Nicetas persuadió al santo para que le acompañase a Constantinopla a visitar al emperador Heraclio, el año 619, cuando los persas se preparaban a atacar. Durante el viaje, en Rodas, el patriarca recibió un aviso del cielo de que su muerte estaba próxima, y dijo a Nicetas: «Tú me habías invitado a visitar al emperador de la tierra; pero el Rey del cielo me llama a Sí». De manera que san Juan se dirigió a Chipre, donde había nacido, y murió apaciblemente poco después, en Amato (Limassol), el año 619 ó 620. Su cuerpo fue después trasladado a Constantinopla, donde estuvo largo tiempo. El sultán turco regaló las reliquias del santo patriarca a Matías de Hungría, quien construyó en su oratorio de Budapest un relicario especial para guardarlas. En 1530, las reliquias fueron trasladadas a Tall, cerca de Bratislava, y en 1632, a Bratislava, donde se hallan en la actualidad..
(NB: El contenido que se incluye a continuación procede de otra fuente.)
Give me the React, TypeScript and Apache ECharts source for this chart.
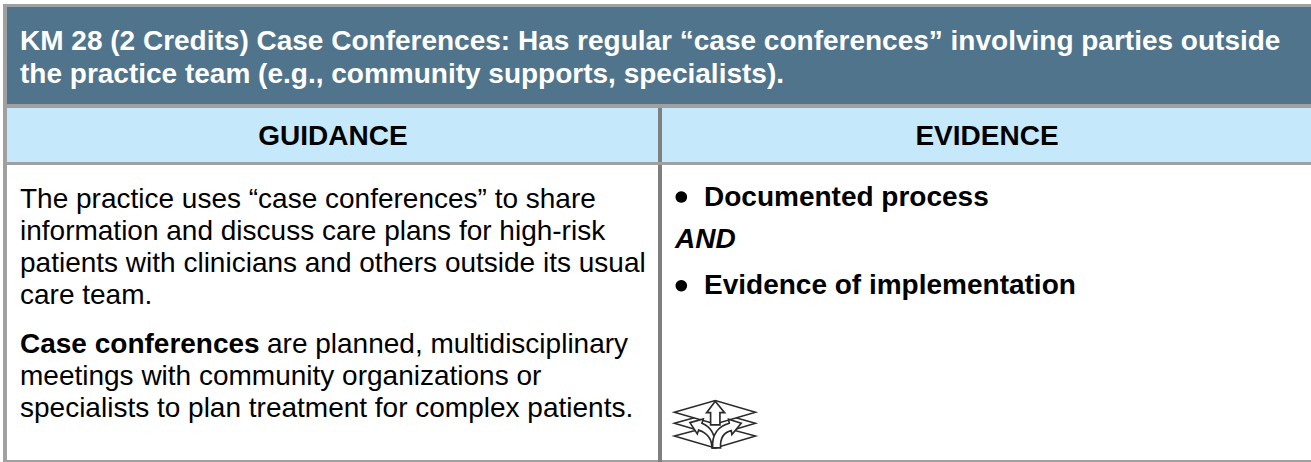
import React, { useEffect, useRef } from "react";
import * as echarts from "echarts";

const titleLines = [
  "KM 28 (2 Credits) Case Conferences: Has regular “case conferences” involving parties outside",
  "the practice team (e.g., community supports, specialists).",
];
const columnHeads = ["GUIDANCE", "EVIDENCE"];
const guidanceA = [
  "The practice uses “case conferences” to share",
  "information and discuss care plans for high-risk",
  "patients with clinicians and others outside its usual",
  "care team.",
];
const guidanceB = [
  "are planned, multidisciplinary",
  "meetings with community organizations or",
  "specialists to plan treatment for complex patients.",
];
const guidanceLead = "Case conferences";
const evidenceItems = ["Documented process", "Evidence of implementation"];
const evidenceJoin = "AND";

const FONT = '"Liberation Sans", Arial, sans-serif';
const DARK = "#2a2a2a";

const arrowPaths = [
  "M226 64 L254 98 L240 98 L240 135 L212 135 L212 98 L200 98 Z",
  "M150 128 L190 117 L186 130 C212 140 225 160 228 204 L216 204 C216 180 205 160 176 150 L172 162 Z",
  "M304 130 L266 118 L268 130 C232 140 216 165 218 204 L242 204 C240 175 250 158 274 152 L276 164 Z",
];
arrowPaths.forEach((d, i) => {
  echarts.graphic.registerShape("arrowPart" + i, echarts.graphic.extendPath(d, {}) as any);
});

const t = (text: string, x: number, y: number, size: number, fill: string, weight = "normal", align = "left", italic = false) => ({
  type: "text",
  x,
  y,
  silent: true,
  style: {
    text,
    fill,
    font: `${italic ? "italic " : ""}${weight} ${size}px ${FONT}`,
    textAlign: align,
    textVerticalAlign: "middle",
  },
});
const r = (x: number, y: number, width: number, height: number, fill: string) => ({
  type: "rect",
  shape: { x, y, width, height },
  silent: true,
  style: { fill },
});

const diamond = (top: number, mid: number, bottom: number) => ({
  type: "polygon",
  shape: { points: [[103, mid], [226, top], [347, mid], [226, bottom]] },
  silent: true,
  style: { fill: "#fff", stroke: DARK, lineWidth: 4.5 },
});
const arrowPart = (kind: number) => ({
  type: "arrowPart" + kind,
  silent: true,
  style: { fill: "#fff", stroke: DARK, lineWidth: 5 },
});

export default function App() {
  const ref = useRef<HTMLDivElement>(null);
  useEffect(() => {
    const chart = echarts.init(ref.current!, undefined, { renderer: "svg" });
    const elements: any[] = [
      r(0, 0, 1311, 462, "#ffffff"),
      r(7, 7, 1304, 97, "#4f748b"),
      r(7, 108, 1304, 54, "#c5e8fb"),
      r(3, 4, 1308, 3, "#a0a0a0"),
      r(3, 4, 4, 458, "#a0a0a0"),
      r(3, 104, 1308, 4, "#a0a0a0"),
      r(3, 162, 1308, 3, "#a0a0a0"),
      r(3, 460, 1308, 2, "#a0a0a0"),
      r(658, 108, 4, 54, "#7f7f7f"),
      r(658, 165, 4, 297, "#7f7f7f"),
    ];
    const SIZE = 28;
    const titleY = [40.3, 73];
    titleLines.forEach((s, i) => elements.push(t(s, 20, titleY[i], SIZE, "#ffffff", "bold")));
    elements.push(t(columnHeads[0], 333, 135.3, SIZE, "#000000", "bold", "center"));
    elements.push(t(columnHeads[1], 987, 135.3, SIZE, "#000000", "bold", "center"));
    const aY = [198, 230.3, 262.5, 294.7];
    guidanceA.forEach((s, i) => elements.push(t(s, 20, aY[i], SIZE, "#000000")));
    const bY = [343, 375.3, 407.5];
    elements.push(t(guidanceLead, 20, bY[0], SIZE, "#000000", "bold"));
    guidanceB.forEach((s, i) => elements.push(t(s, i === 0 ? 267 : 20, bY[i], SIZE, "#000000")));
    const evY = [196, 284.6];
    const bulletY = [197, 285.7];
    evidenceItems.forEach((s, i) => {
      elements.push({ type: "circle", shape: { cx: 681.3, cy: bulletY[i], r: 5.8 }, silent: true, style: { fill: "#000" } });
      elements.push(t(s, 704, evY[i], SIZE, "#000000", "bold"));
    });
    elements.push(t(evidenceJoin, 675, 238.3, SIZE, "#000000", "bold", "left", true));
    elements.push({
      type: "group",
      x: 640,
      y: 380,
      scaleX: 1 / 3,
      scaleY: 1 / 3,
      silent: true,
      children: [
        diamond(136, 168, 204),
        diamond(96, 130, 166),
        diamond(62, 97, 132),
        arrowPart(0),
        arrowPart(1),
        arrowPart(2),
      ],
    });
    chart.setOption({
      animation: false,
      backgroundColor: "#ffffff",
      graphic: { elements },
    });
    return () => chart.dispose();
  }, []);
  return <div ref={ref} style={{ position: "fixed", left: 0, top: 0, width: 1311, height: 462 }} />;
}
Juan Moschus y Sofronio, dos contemporáneos del santo, escribieron una biografía que se perdió. En cambio, nos ha quedado la biografía escrita por otro contemporáneo, el obispo Leoncio de Nápoles, de Chipre. Un antiguo editor redujo estas dos fuentes a una sola en un texto publicado por el P. Delehaye en 1927 (Analecta Bollandiana, vol. XLV, pp. 5-74). Esa es la versión que empleó Simeón Metafrasto para su biografía, en el siglo X. N. H. Baynes y Elizabeth Dawes, en Three Byzantine Saints (1948), ofrecen una traducción de la parte de ese texto escrita por Moschus y Sofronio, y del texto original de Leoncio. H. Gelzer (1893) publicó el texto griego de Leoncio; en Acta Sanctorum, 23 de enero, se halla una traducción latina hecha por Anastasio el Bibliotecario; el P. P. Bedjan publicó una versión siria, en Acta Martyrum et Sanctorum, vol. IV.
El cuadro que ilustra el artículo es "Juan el Limosnero" de Tiziano (1550), en la Iglesia de san Juan Limosnero, en Venecia.